Good science but let's try and account for GPE (neglecting air resistance first, but then trying to approximate that).
175kg going down a 10% hill at 35mph (v=15m/s), so they are losing elevation at a rate of 1.5m/s.
So the GPE difference for 1.5m elevation difference is 175 * 1.5 * 9.8 = 2572J, since this is per second it's a healthy 2572W.
Of course, some of the energy 'gained' from GPE is eaten up by air resistance and rolling resistance.
A quick play with http://www.kreuzotter.de/english/espeed.htm shows that you'd need 520W to power a tandem with a total weight of 175kg along at 54kph (15m/s), so that is a reasonable approximation as to how much power will be sapped by air resistance and rolling resistance at 15m/s.
This leaves ~2000W that needs to be constantly dissipated (without overheating) in order to keep the speed at a constant 35mph down a 10% hill for a 175kg tandem. Oof.
Greenbank-
you'd need 520W to power a tandem with a total weight of 175kg along at 54kph (15m/s)

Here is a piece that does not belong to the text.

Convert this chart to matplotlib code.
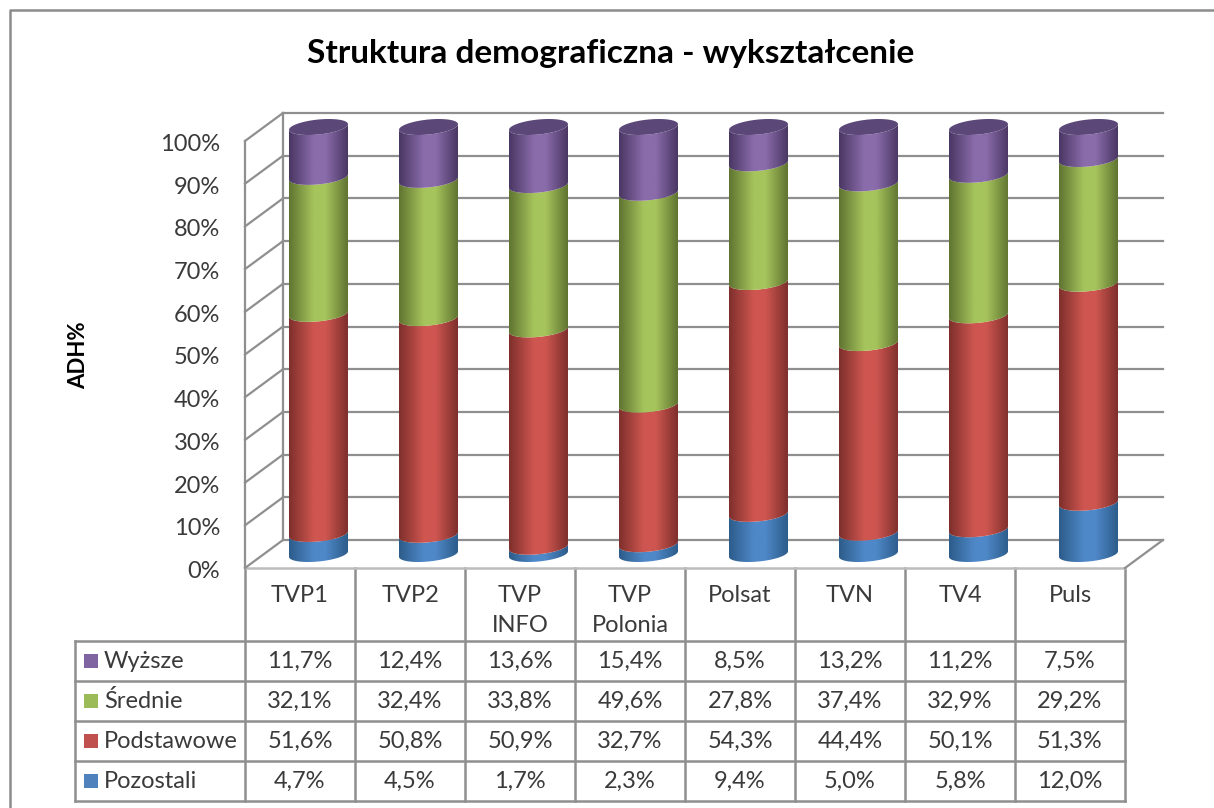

I think it's a bit more than that, otherwise our tandem 10 PB would be around 18 minutes, not just under 21. It took Wiggo something like 450W on his super-aero solo track bike, after all. You're not an order of magnitude out, though, so that 10% hill is still going to need over 1.5kW of braking to hold that speed.
gbj_tester
Right then
The major component of this would be kinetic energy (rather than the component of gravitational potential energy you are resisting by going down a slope), so lets estimate this.
Assume m = 175kg (tandem, two riders, loaded)
At thirty five miles an hour, v = 15m/s approx.
Kinetic energy = 1/2 m * v squared
= circa 19,700 joules (or Watt-seconds)
If you wanted to stop all of this dead in ten seconds, you'd need to apply 1970 watts.
Or five seconds, 3940 watts.
#fridayscience
#flamestorm
#caveatemptor